MIN PARK: Okay, giving you an opportunity --.

JOHN GAMBLE: So in terms of the fourth quarter, earnings were stronger obviously than had been expected and the biggest factors were several. First, obviously, we sold fewer inkjet units than we had expected. So inkjet sales were down and I think a lot of that was around -- we had indicated we expected about a 30% reduction. It was down more than that and as the quarter progressed and we saw the market become increasingly more aggressive we believe and pricing become more aggressive, we tried to stick very diligently to what we talked about, which is trying to make sure we held price points and trying to make sure we focused on getting into higher usage segments. We think we did that to a degree. We saw our higher priced products actually grew in the period in [branded], but the result was that the reduction in overall inkjet was more than we expected and therefore, obviously that was a benefit in the quarter related to margin.

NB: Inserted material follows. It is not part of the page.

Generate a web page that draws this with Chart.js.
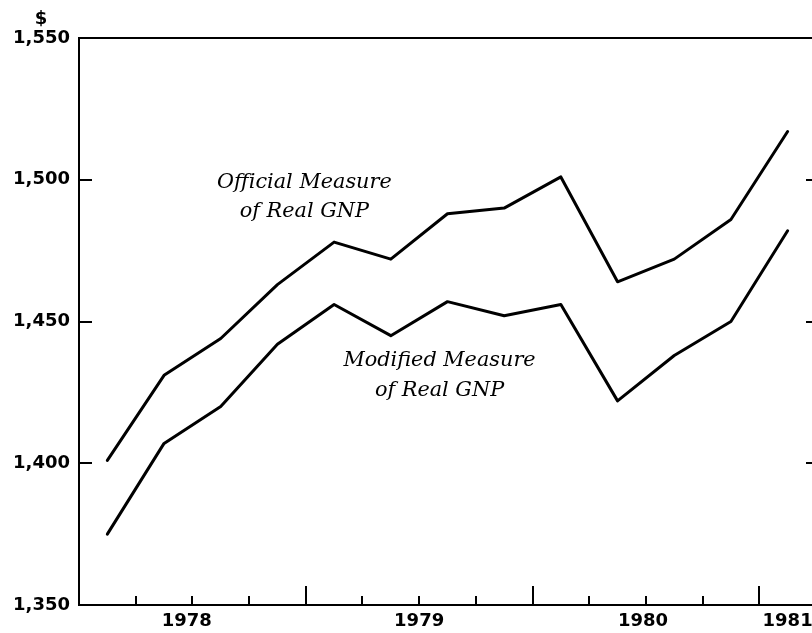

Also, we saw improved margins in general related to some of what I just talked about in terms of price. So we had -- we did have better price realization than we would have initially expected around the fact that we think we did do a very good job around making sure that we didn't chase prices down to levels that really weren't justified by the investments that we had. And also OpEx came in a bit low. So you add those three things up, kind of in that order and you ended up with a much stronger quarter in terms of financial results, in terms of operating income than we had previously expected.

MIN PARK: One of the things that actually helped the margin further was consumer channel sales going into your OEM partners, going into that retail experience (inaudible). Was most of the price rollout kind of completed in the December quarter or are we still seeing additional benefits from an ongoing ramp as you expand into more distribution outlets?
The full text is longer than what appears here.